Найти тему

У меня мурашки пробежали по позвоночнику — так неожиданно прозвучал голос Нанеле Хрусталь.

Разумеется, хозяйка вечера не могла не заинтересоваться необычным соревнованием. По правде говоря, я уже начала сомневаться, что из него выйдет что-нибудь путное. Но, может, проигравший хотя бы выберет объектом своего недовольства меня, а не соперника… Мне-то ничего не будет. Переживу.
   — Что ж, господа, прошу!
   Тарло снисходительно посмотрел на музыканта, заметно переживающего, и небрежно повернул мольберт. В ту же секунду Танше коснулся пальцами напряженных струн…
   Воздух в груди почему-то закончился.
   На листе пористой, плотной бумаги, словно из глубины, проступали линии. Стремительный, схематичный росчерк — окно. Прижатая к стеклу ладонь — поразительно четко проработанные детали, путь жизни, путь сердца, массивный браслет на запястье. И лицо… приоткрытые губы, искаженные в болезненной улыбке, горькие морщинки в уголках глаз, глубоко залегшие тени, надломленные брови, и зрачки, из которых течет, течет наружу что-то…
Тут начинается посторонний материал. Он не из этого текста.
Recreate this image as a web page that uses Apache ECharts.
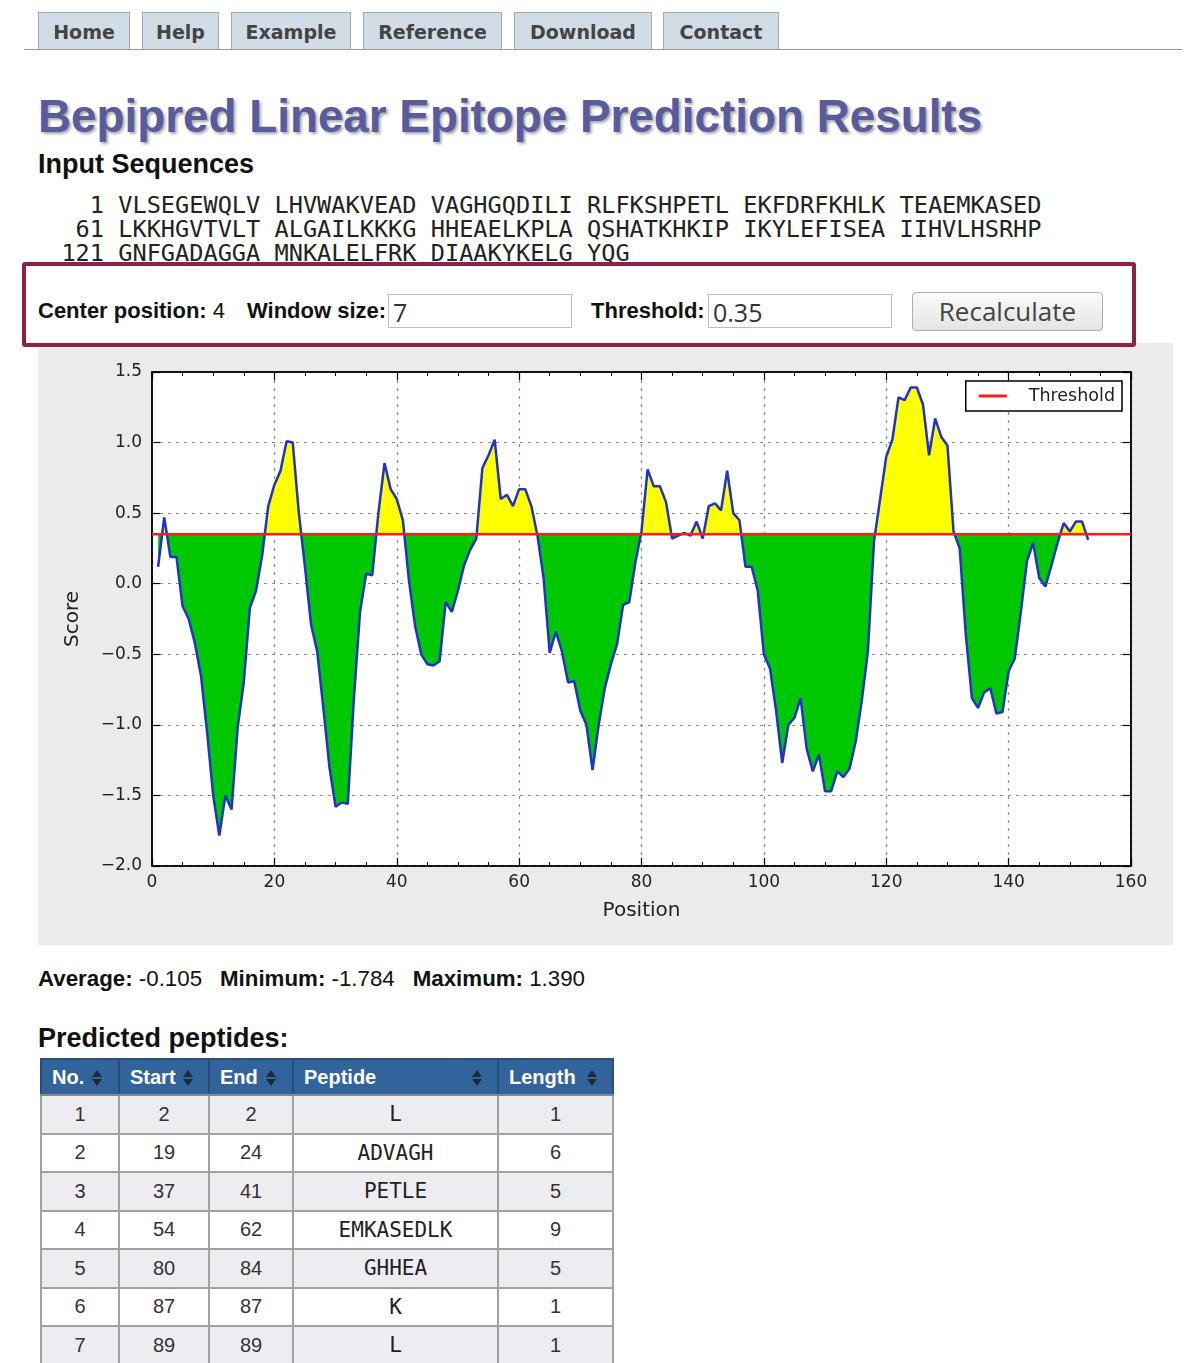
<!DOCTYPE html>
<html>
<head>
<meta charset="utf-8">
<title>Bepipred Linear Epitope Prediction Results</title>
<script src="https://cdn.jsdelivr.net/npm/echarts@6/dist/echarts.min.js"></script>
<style>
  body { margin: 0; background: #fff; width: 1192px; height: 1363px; overflow: hidden; position: relative;
         font-family: "Liberation Sans", Arial, sans-serif; color: #222; }
  .abs { position: absolute; white-space: nowrap; line-height: 1; }
  #navLine { position: absolute; left: 24px; top: 49px; width: 1158px; border-top: 1px solid #9a9a9a; }
  .tab { position: absolute; top: 12px; height: 37px; box-sizing: border-box; background: #d2dce6;
         border: 1px solid #a3abb3; border-bottom: none; font: bold 19px "DejaVu Sans", sans-serif;
         color: #444; text-align: center; line-height: 39px; }
  #title { left: 38px; top: 94px; font-weight: bold; font-size: 45.8px; color: #5a5a9f;
           text-shadow: 2px 2px 3px rgba(0,0,0,0.35); }
  .h2 { font-weight: bold; font-size: 27px; color: #111; }
  #seq { position: absolute; left: 33px; top: 193px; margin: 0; font: 23.6px/24px "DejaVu Sans Mono", monospace; color: #222; }
  #form { position: absolute; left: 22px; top: 262px; width: 1114px; height: 85px; box-sizing: border-box;
          border: 4px solid #912049; border-radius: 3px; background: #fff; z-index: 5; }
  .lbl { font-size: 22px; color: #111; }
  .lbl b { font-weight: bold; }
  .inp { position: absolute; top: 294px; height: 34px; width: 184px; box-sizing: border-box; border: 1px solid #bdbdbd;
         background: #fff; font: 25px "Open Sans", sans-serif; color: #333; line-height: 34px; padding-left: 4px; z-index: 6; }
  #btn { position: absolute; left: 912px; top: 292px; width: 191px; height: 39px; box-sizing: border-box;
         border: 1px solid #adadad; border-radius: 4px; background: linear-gradient(#fbfbfb, #e4e4e4);
         font: 26px "Open Sans", sans-serif; color: #444; text-align: center; line-height: 37px; z-index: 6; }
  #chart { position: absolute; left: 38px; top: 343px; width: 1135px; height: 602px; background: #ebebeb; }
  #stats { left: 38px; top: 968px; font-size: 22.3px; color: #111; }
  #stats span { margin-right: 18px; }
  #peps { left: 38px; top: 1025px; }
  #tbl { position: absolute; left: 40px; top: 1058px; border-collapse: collapse; font-size: 20px; color: #333; }
  #tbl th { background: #30649b; color: #fff; font-weight: bold; text-align: left; height: 36px; padding: 0 0 0 10px;
            border: 2px solid #2a4f78; border-bottom: 2px solid #888; position: relative; box-sizing: border-box; }
  #tbl td { height: 38.5px; border: 2px solid #a2a2a2; text-align: center; padding: 0; box-sizing: border-box; }
  #tbl tr.odd td { background: #ededf1; }
  #tbl td.pep { font-family: "DejaVu Sans Mono", monospace; font-size: 21px; color: #222; }
  .sort { position: absolute; top: 10px; width: 10px; height: 16px; }
  .sort:before, .sort:after { content: ""; position: absolute; left: 0; border-left: 5px solid transparent; border-right: 5px solid transparent; }
  .sort:before { top: 0; border-bottom: 7px solid #1c2a3a; }
  .sort:after { top: 9px; border-top: 7px solid #1c2a3a; }
</style>
</head>
<body>
<div id="navLine"></div>
<div class="tab" style="left:38px;width:92px">Home</div>
<div class="tab" style="left:142px;width:77px">Help</div>
<div class="tab" style="left:231px;width:120px">Example</div>
<div class="tab" style="left:363px;width:139px">Reference</div>
<div class="tab" style="left:514px;width:138px">Download</div>
<div class="tab" style="left:663px;width:116px">Contact</div>

<div id="title" class="abs">Bepipred Linear Epitope Prediction Results</div>
<div class="abs h2" style="left:38px;top:151px">Input Sequences</div>
<pre id="seq"></pre>

<div id="form"></div>
<div class="abs lbl" style="left:38px;top:300px;z-index:6"><b>Center position:</b> 4</div>
<div class="abs lbl" style="left:247px;top:300px;z-index:6"><b>Window size:</b></div>
<div class="inp" style="left:388px">7</div>
<div class="abs lbl" style="left:591px;top:300px;z-index:6"><b>Threshold:</b></div>
<div class="inp" style="left:708px">0.35</div>
<div id="btn">Recalculate</div>

<div id="chart"></div>

<div id="stats" class="abs"></div>
<div id="peps" class="abs h2">Predicted peptides:</div>
<table id="tbl"></table>

<script>
// input sequence, 60 residues per line
var seqStarts = [1, 61, 121];
var seqLines = [
  'VLSEGEWQLV LHVWAKVEAD VAGHGQDILI RLFKSHPETL EKFDRFKHLK TEAEMKASED',
  'LKKHGVTVLT ALGAILKKKG HHEAELKPLA QSHATKHKIP IKYLEFISEA IIHVLHSRHP',
  'GNFGADAGGA MNKALELFRK DIAAKYKELG YQG'
];

// bepipred score per residue (positions 1..153)
var scores = [
  0.12, 0.47, 0.19, 0.19, -0.16, -0.25, -0.42, -0.65, -1.05, -1.50,
  -1.784, -1.50, -1.60, -1.02, -0.70, -0.17, -0.05, 0.20, 0.55, 0.70,
  0.80, 1.01, 1.00, 0.50, 0.12, -0.29, -0.48, -0.88, -1.30, -1.58,
  -1.55, -1.56, -0.81, -0.20, 0.07, 0.06, 0.50, 0.855, 0.67, 0.60,
  0.45, 0.02, -0.30, -0.50, -0.57, -0.58, -0.55, -0.13, -0.20, -0.05,
  0.13, 0.24, 0.32, 0.82, 0.91, 1.02, 0.60, 0.63, 0.55, 0.67,
  0.67, 0.55, 0.34, 0.04, -0.49, -0.34, -0.48, -0.70, -0.69, -0.90,
  -1.00, -1.32, -1.00, -0.74, -0.57, -0.43, -0.15, -0.13, 0.15, 0.37,
  0.81, 0.69, 0.69, 0.58, 0.32, 0.34, 0.36, 0.34, 0.44, 0.32,
  0.55, 0.57, 0.52, 0.80, 0.50, 0.45, 0.12, 0.12, -0.05, -0.50,
  -0.60, -0.90, -1.27, -1.00, -0.95, -0.81, -1.17, -1.33, -1.21, -1.47,
  -1.47, -1.33, -1.37, -1.31, -1.12, -0.83, -0.48, 0.30, 0.60, 0.90,
  1.02, 1.32, 1.30, 1.39, 1.39, 1.27, 0.91, 1.17, 1.04, 0.98,
  0.37, 0.25, -0.36, -0.81, -0.88, -0.77, -0.74, -0.92, -0.91, -0.62,
  -0.53, -0.20, 0.16, 0.29, 0.04, -0.02, 0.13, 0.29, 0.43, 0.37,
  0.44, 0.44, 0.31
];
var threshold = 0.35;
var xTicks = [0, 160, 20];      // min, max, step
var yTicks = [-2.0, 1.5, 0.5];

var statNames = ['Average:', 'Minimum:', 'Maximum:'];
var statValues = ['-0.105', '-1.784', '1.390'];

// predicted peptides table
var tableHeads = ['No.', 'Start', 'End', 'Peptide', 'Length'];
var pepNo = [1, 2, 3, 4, 5, 6, 7];
var pepStart = [2, 19, 37, 54, 80, 87, 89];
var pepEnd = [2, 24, 41, 62, 84, 87, 89];
var pepSeq = ['L', 'ADVAGH', 'PETLE', 'EMKASEDLK', 'GHHEA', 'K', 'L'];
var pepLen = [1, 6, 5, 9, 5, 1, 1];

// ---- page text ----
var seqText = seqLines.map(function (l, i) {
  var n = String(seqStarts[i]);
  while (n.length < 5) n = ' ' + n;
  return n + ' ' + l;
}).join('\n');
document.getElementById('seq').textContent = seqText;

document.getElementById('stats').innerHTML = statNames.map(function (s, i) {
  return '<span><b>' + s + '</b> ' + statValues[i] + '</span>';
}).join('');

var colW = [78, 90, 84, 205, 115];
var iconX = [50, 63, 56, 178, 88];
var html = '<tr>' + tableHeads.map(function (h, i) {
  return '<th style="width:' + colW[i] + 'px">' + h + '<span class="sort" style="left:' + iconX[i] + 'px"></span></th>';
}).join('') + '</tr>';
pepNo.forEach(function (n, i) {
  html += '<tr class="' + (i % 2 === 0 ? 'odd' : 'even') + '">' +
    '<td>' + n + '</td><td>' + pepStart[i] + '</td><td>' + pepEnd[i] + '</td>' +
    '<td class="pep">' + pepSeq[i] + '</td><td>' + pepLen[i] + '</td></tr>';
});
document.getElementById('tbl').innerHTML = html;

// ---- chart ----
var scoreData = scores.map(function (v, i) { return [i + 1, v]; });
var minus = function (v) { return v.toFixed(1).replace('-', '\u2212'); };
var axisFont = { fontFamily: 'DejaVu Sans', fontSize: 17, color: '#222' };
var gridLine = { show: true, lineStyle: { type: [3, 5], color: '#8a8a8a', width: 1.2 } };
var edge = { show: true, onZero: false, lineStyle: { color: '#000', width: 1.5 } };
var ticks = { inside: true, length: 8, lineStyle: { color: '#000', width: 1.2 } };
var minor = { show: true, splitNumber: 4, length: 4, lineStyle: { color: '#000', width: 1 } };

var chart = echarts.init(document.getElementById('chart'));
chart.setOption({
  animation: false,
  backgroundColor: '#ebebeb',
  grid: { left: 114, right: 42, top: 29, bottom: 79, show: true, backgroundColor: '#fff',
          borderColor: '#000', borderWidth: 1.5 },
  legend: {
    data: ['Threshold'], right: 51, top: 38, orient: 'vertical',
    icon: 'rect', itemWidth: 28, itemHeight: 3,
    padding: [6, 7, 6, 13],
    backgroundColor: '#fff', borderColor: '#000', borderWidth: 1.5, borderRadius: 0,
    textStyle: { fontFamily: 'DejaVu Sans', fontSize: 17.5, color: '#222', padding: [0, 0, 0, 17] }
  },
  // finite pieces so the gradient gets real stops at the threshold
  visualMap: {
    type: 'piecewise', show: false, seriesIndex: 0, dimension: 1,
    pieces: [
      { min: yTicks[0] - 10, max: threshold, color: '#00c800' },
      { min: threshold, max: yTicks[1] + 10, color: '#ffff00' }
    ]
  },
  xAxis: [{
    type: 'value', min: xTicks[0], max: xTicks[1], interval: xTicks[2],
    name: 'Position', nameLocation: 'middle', nameGap: 35,
    nameTextStyle: { fontFamily: 'DejaVu Sans', fontSize: 20, color: '#222' },
    axisLine: edge, axisTick: ticks, minorTick: minor,
    axisLabel: Object.assign({ margin: 8 }, axisFont),
    splitLine: gridLine
  }, {
    type: 'value', position: 'top', min: xTicks[0], max: xTicks[1], interval: xTicks[2],
    axisLine: edge, axisTick: ticks, minorTick: minor,
    axisLabel: { show: false }, splitLine: { show: false }
  }],
  yAxis: [{
    type: 'value', min: yTicks[0], max: yTicks[1], interval: yTicks[2],
    name: 'Score', nameLocation: 'middle', nameGap: 69, nameRotate: 90,
    nameTextStyle: { fontFamily: 'DejaVu Sans', fontSize: 20, color: '#222' },
    axisLine: edge, axisTick: ticks,
    axisLabel: Object.assign({ margin: 10, formatter: minus }, axisFont),
    splitLine: gridLine
  }, {
    type: 'value', position: 'right', min: yTicks[0], max: yTicks[1], interval: yTicks[2],
    axisLine: edge, axisTick: ticks,
    axisLabel: { show: false }, splitLine: { show: false }
  }],
  series: [{
    name: 'fill', type: 'line', data: scoreData, symbol: 'none', silent: true, z: 2,
    lineStyle: { width: 0 },
    areaStyle: { origin: threshold, opacity: 1 }
  }, {
    name: 'Score', type: 'line', data: scoreData, symbol: 'none', silent: true, z: 3,
    color: '#1f33c8',
    lineStyle: { width: 2.5, color: '#1f33c8' }
  }, {
    name: 'Threshold', type: 'line', data: [[xTicks[0], threshold], [xTicks[1], threshold]],
    symbol: 'none', silent: true, z: 4, color: '#ff1a1a',
    lineStyle: { width: 2.5, color: '#ff1a1a' }
  }]
});
window.onresize = chart.resize;
</script>
</body>
</html>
Ты смеешься, и смех заглушает крик,
Что рвется наружу из темной души,
И изысканный яд уж под кожу проник
И теперь вместо крови по венам бежит.

Воздуха не хватало… Нет, эта женщина на рисунке, с ее гладкими волосами, далеко не юными чертами лица, — незнакомка в пустой комнате, окруженная лишь смутными тенями, источающая такое отчаяние, не была похожа на меня внешне, но что-то внутри…

Недоверчиво щуришь больные глаза,
Что к мраку привыкли скорее, чем к дню,
Ты уже никогда не вернешься назад,
Ты сжигаешь мосты, чтоб дать пищу огню.